Exercise description – List every line below containing "that".

Extracted information –
--

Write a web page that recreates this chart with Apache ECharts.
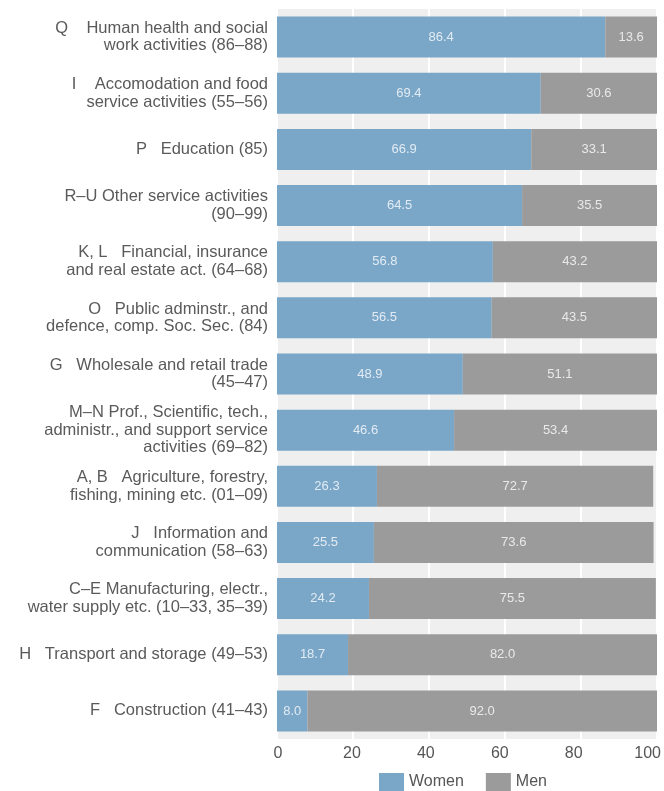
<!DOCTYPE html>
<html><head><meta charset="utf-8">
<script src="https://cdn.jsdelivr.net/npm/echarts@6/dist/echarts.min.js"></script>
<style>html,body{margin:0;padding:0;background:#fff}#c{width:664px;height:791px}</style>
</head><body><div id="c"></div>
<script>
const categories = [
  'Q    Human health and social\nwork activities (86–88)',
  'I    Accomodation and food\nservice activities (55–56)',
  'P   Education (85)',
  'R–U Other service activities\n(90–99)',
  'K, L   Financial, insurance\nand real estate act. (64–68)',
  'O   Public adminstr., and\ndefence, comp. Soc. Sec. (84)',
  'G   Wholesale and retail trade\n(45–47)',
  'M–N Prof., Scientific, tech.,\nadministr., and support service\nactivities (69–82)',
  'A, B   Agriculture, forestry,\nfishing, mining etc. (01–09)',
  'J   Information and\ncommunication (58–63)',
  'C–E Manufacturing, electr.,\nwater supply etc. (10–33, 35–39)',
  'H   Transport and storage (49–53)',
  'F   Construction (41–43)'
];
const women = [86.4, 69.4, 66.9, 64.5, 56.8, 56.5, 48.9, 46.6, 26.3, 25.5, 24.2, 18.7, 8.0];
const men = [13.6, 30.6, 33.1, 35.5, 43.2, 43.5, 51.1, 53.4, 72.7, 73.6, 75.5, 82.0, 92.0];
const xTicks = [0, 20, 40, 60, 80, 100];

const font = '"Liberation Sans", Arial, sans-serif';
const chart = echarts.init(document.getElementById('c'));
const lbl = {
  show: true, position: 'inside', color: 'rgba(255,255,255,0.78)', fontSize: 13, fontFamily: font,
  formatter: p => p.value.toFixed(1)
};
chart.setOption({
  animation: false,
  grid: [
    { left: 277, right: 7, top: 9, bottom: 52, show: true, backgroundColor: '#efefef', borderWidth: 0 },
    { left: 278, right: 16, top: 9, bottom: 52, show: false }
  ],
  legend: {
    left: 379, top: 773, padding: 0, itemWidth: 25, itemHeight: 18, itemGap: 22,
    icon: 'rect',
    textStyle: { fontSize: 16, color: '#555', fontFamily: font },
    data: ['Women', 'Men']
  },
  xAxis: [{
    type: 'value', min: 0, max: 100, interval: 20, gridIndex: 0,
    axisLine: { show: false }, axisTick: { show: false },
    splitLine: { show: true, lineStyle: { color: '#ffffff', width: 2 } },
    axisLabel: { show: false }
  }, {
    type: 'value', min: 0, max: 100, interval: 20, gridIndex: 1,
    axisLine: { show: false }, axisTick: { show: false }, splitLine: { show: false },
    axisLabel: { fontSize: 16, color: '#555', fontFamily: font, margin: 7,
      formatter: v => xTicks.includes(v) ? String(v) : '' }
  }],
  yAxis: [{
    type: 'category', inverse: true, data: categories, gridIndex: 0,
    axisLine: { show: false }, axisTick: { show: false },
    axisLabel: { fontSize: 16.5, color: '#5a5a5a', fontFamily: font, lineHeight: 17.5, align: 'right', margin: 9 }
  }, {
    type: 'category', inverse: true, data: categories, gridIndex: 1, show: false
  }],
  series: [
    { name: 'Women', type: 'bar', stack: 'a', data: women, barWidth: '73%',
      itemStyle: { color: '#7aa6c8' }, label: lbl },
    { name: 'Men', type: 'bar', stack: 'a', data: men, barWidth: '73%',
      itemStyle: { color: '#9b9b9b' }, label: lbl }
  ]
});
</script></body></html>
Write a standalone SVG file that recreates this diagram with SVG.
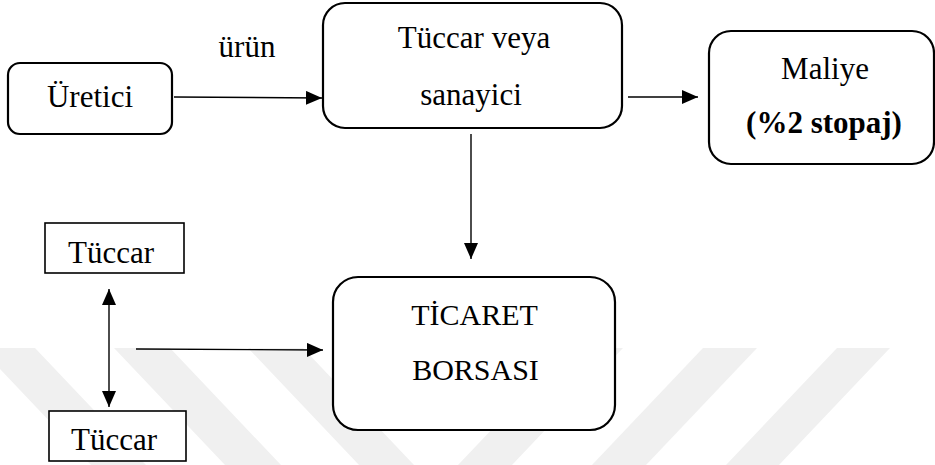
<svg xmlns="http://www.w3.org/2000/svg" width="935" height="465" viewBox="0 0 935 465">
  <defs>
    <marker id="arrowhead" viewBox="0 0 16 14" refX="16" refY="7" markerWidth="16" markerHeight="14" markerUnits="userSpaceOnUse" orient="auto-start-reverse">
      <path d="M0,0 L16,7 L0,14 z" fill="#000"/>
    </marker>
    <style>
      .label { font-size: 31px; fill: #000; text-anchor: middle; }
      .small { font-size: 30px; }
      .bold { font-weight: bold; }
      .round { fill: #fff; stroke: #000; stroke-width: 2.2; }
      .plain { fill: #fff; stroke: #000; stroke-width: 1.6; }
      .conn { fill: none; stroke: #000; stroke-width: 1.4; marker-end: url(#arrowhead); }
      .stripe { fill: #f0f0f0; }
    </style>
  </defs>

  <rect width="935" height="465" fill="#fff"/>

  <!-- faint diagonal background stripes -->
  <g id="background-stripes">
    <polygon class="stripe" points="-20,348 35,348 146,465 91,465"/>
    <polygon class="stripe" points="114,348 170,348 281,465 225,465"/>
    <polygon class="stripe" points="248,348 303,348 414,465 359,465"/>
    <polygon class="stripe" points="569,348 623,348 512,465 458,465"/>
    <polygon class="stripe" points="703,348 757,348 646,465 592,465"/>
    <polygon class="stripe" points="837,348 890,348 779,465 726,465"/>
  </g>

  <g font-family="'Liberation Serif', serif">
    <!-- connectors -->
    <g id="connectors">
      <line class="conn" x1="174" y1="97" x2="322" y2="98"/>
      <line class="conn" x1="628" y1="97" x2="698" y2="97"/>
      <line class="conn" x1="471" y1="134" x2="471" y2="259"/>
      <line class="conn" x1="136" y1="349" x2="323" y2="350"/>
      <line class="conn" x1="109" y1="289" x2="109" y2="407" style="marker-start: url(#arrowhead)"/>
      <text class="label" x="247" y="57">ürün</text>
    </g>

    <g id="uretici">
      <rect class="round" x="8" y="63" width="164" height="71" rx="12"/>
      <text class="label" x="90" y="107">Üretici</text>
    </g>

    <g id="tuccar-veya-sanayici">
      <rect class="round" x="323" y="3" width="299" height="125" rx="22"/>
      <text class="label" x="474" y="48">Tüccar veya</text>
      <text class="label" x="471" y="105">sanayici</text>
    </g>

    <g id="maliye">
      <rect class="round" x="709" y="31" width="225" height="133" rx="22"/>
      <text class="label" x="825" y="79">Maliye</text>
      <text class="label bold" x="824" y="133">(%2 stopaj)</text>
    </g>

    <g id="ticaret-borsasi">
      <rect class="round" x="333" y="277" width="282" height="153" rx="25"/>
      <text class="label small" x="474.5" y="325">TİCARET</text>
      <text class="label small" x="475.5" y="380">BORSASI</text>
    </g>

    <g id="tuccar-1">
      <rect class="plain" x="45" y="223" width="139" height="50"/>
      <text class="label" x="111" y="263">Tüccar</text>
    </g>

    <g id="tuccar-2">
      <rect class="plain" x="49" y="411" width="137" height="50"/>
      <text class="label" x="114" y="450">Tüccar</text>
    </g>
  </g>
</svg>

--

Output –
Write a web page that recreates this chart with Apache ECharts.
Write a standalone SVG file that recreates this diagram with SVG.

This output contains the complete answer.